### DIRECTIONS FOR THIS TASK
Select all lines holding the word "chart" from the entries that follow.

### AVAILABLE RECORDS
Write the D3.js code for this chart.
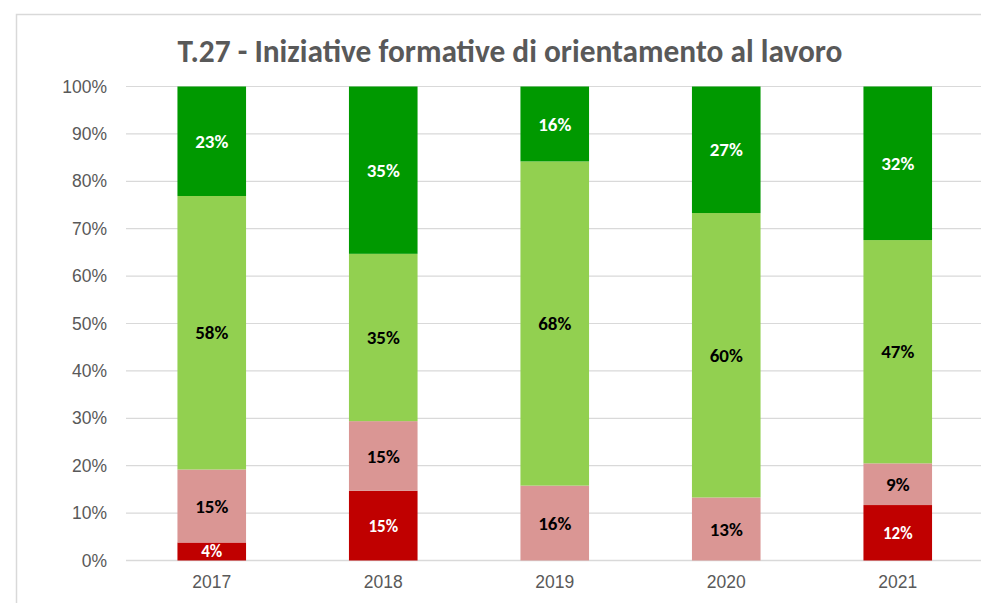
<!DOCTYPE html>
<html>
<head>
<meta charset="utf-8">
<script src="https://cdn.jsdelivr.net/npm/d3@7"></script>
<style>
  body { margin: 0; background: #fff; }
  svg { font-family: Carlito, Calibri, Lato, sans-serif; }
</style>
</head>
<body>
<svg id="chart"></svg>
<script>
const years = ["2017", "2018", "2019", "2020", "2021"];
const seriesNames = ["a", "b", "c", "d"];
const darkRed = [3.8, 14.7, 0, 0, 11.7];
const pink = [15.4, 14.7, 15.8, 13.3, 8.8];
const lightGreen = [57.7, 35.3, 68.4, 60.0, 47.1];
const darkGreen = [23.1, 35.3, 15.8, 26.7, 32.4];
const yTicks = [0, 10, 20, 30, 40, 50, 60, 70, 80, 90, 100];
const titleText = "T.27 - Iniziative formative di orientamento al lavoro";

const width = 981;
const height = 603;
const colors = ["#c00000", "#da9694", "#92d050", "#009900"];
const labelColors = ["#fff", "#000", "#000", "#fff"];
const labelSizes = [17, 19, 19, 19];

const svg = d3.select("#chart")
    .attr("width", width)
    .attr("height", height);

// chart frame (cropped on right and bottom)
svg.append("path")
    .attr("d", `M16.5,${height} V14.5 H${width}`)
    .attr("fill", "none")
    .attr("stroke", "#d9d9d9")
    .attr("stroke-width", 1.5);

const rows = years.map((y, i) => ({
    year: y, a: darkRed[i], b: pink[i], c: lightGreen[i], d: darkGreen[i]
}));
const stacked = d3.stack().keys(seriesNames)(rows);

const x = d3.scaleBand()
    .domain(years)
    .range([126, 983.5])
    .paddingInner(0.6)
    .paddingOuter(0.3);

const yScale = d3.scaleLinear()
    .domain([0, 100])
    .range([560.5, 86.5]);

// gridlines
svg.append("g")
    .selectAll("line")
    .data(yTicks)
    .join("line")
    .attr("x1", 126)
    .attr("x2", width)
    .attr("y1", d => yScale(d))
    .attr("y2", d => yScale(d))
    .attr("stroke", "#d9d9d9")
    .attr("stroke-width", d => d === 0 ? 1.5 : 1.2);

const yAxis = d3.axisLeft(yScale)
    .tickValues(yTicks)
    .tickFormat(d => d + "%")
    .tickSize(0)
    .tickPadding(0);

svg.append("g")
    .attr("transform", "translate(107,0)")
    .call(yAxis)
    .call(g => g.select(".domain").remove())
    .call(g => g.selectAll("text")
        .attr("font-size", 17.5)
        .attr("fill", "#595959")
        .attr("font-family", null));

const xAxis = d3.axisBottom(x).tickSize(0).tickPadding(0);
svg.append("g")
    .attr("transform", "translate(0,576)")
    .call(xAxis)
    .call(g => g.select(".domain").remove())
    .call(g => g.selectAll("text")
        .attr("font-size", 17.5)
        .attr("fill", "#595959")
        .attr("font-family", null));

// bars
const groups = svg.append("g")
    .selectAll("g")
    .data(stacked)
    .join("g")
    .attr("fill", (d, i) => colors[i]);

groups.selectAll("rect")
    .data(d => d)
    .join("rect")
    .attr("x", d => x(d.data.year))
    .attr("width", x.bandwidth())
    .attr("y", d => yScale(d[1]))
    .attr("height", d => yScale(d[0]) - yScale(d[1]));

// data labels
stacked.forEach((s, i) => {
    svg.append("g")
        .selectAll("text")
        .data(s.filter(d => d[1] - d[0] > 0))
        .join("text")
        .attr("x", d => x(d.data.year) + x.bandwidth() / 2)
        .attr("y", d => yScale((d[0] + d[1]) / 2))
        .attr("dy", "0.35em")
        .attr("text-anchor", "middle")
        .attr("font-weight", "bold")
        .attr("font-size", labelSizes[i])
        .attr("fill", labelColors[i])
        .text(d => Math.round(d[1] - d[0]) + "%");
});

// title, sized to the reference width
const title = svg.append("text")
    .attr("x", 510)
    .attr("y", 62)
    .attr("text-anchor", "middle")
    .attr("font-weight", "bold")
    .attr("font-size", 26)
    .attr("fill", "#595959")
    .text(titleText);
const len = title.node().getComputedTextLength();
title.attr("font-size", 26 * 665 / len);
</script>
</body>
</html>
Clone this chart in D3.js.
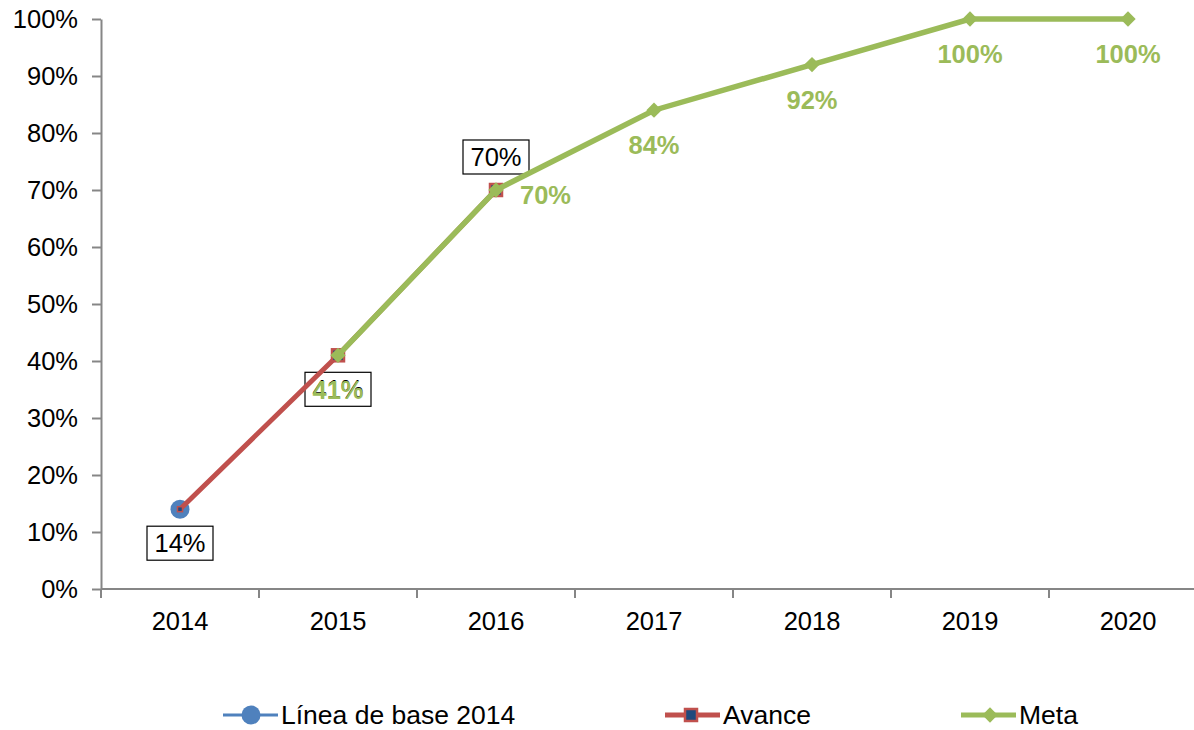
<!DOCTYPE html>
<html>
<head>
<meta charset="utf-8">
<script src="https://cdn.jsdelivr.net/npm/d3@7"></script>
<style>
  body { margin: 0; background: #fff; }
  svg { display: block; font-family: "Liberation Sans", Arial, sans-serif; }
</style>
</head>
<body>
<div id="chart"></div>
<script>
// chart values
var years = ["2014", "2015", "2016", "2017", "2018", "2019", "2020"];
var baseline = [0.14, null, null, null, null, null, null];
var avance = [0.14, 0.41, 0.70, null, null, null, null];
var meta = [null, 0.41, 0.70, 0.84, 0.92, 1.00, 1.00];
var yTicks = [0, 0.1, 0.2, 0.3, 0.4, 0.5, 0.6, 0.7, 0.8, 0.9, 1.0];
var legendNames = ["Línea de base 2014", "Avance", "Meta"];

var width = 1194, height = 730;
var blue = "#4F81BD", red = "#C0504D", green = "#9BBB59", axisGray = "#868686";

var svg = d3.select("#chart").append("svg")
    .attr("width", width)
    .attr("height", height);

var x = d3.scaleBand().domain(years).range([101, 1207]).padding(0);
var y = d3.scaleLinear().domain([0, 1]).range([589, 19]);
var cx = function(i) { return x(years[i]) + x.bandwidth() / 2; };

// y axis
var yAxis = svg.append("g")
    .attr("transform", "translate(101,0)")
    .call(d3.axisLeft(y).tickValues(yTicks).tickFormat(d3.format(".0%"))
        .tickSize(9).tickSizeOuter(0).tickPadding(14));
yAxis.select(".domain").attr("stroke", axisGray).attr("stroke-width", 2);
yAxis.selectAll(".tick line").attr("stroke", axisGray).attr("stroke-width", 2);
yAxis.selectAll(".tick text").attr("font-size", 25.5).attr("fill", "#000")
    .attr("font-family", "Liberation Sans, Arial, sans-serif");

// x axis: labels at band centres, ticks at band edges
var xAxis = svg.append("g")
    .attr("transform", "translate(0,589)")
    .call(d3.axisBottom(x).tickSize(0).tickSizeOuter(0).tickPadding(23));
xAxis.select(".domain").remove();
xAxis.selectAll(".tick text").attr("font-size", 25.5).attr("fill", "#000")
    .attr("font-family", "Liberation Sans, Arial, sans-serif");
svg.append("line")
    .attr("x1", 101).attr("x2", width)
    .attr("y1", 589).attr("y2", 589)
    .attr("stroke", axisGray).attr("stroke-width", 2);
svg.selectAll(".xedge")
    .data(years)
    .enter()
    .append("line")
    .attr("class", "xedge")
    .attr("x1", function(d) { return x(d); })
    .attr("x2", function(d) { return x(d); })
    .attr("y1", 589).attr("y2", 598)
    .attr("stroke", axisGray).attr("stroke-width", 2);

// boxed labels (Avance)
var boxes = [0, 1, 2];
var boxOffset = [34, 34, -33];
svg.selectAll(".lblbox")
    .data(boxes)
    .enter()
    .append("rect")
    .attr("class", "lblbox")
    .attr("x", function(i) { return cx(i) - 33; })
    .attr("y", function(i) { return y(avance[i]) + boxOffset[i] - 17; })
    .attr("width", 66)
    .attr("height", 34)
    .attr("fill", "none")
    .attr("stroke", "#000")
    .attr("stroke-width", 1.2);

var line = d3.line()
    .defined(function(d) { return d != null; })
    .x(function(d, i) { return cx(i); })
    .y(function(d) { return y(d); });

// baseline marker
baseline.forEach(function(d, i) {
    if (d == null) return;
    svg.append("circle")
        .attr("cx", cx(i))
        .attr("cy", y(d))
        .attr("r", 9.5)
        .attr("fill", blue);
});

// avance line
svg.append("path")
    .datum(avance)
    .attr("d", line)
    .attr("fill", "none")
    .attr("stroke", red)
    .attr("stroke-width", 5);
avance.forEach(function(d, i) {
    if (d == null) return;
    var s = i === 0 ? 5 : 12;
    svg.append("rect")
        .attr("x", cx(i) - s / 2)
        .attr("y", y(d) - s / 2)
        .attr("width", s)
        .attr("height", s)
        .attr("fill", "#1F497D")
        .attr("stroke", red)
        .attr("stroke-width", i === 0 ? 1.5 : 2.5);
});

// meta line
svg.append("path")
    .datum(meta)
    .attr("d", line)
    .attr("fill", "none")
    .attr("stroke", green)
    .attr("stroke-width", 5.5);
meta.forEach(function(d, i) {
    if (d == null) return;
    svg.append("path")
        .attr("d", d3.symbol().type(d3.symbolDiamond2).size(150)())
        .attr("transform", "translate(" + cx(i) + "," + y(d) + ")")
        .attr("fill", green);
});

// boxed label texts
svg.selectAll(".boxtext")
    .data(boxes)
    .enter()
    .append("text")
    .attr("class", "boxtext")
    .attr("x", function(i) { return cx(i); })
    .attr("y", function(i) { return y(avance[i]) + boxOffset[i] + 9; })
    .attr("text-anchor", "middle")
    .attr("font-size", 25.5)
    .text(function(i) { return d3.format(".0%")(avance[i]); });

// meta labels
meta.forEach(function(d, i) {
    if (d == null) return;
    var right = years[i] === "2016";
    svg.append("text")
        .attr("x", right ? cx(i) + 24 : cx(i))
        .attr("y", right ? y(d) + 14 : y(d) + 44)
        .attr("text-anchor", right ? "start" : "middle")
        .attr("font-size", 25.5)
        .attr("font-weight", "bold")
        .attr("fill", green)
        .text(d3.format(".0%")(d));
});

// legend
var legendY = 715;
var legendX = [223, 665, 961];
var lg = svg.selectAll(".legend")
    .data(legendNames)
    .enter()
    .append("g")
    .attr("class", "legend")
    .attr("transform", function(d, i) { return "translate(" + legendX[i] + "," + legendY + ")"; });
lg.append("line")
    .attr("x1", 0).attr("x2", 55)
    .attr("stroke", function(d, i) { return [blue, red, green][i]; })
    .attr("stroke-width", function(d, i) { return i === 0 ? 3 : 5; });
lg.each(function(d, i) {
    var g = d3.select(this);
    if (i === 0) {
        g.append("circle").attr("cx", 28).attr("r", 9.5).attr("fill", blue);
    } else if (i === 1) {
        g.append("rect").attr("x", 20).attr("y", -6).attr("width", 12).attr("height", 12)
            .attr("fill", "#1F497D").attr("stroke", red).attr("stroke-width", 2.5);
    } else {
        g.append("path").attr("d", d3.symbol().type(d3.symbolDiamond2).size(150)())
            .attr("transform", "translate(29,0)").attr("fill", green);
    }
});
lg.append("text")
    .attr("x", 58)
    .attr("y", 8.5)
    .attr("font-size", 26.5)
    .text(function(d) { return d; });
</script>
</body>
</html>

### THE RESPONSE
Write the D3.js code for this chart.
<svg id="chart"></svg>
const svg = d3.select("#chart")
// chart frame (cropped on right and bottom)
Clone this chart in D3.js.
<div id="chart"></div>
// chart values
var svg = d3.select("#chart").append("svg")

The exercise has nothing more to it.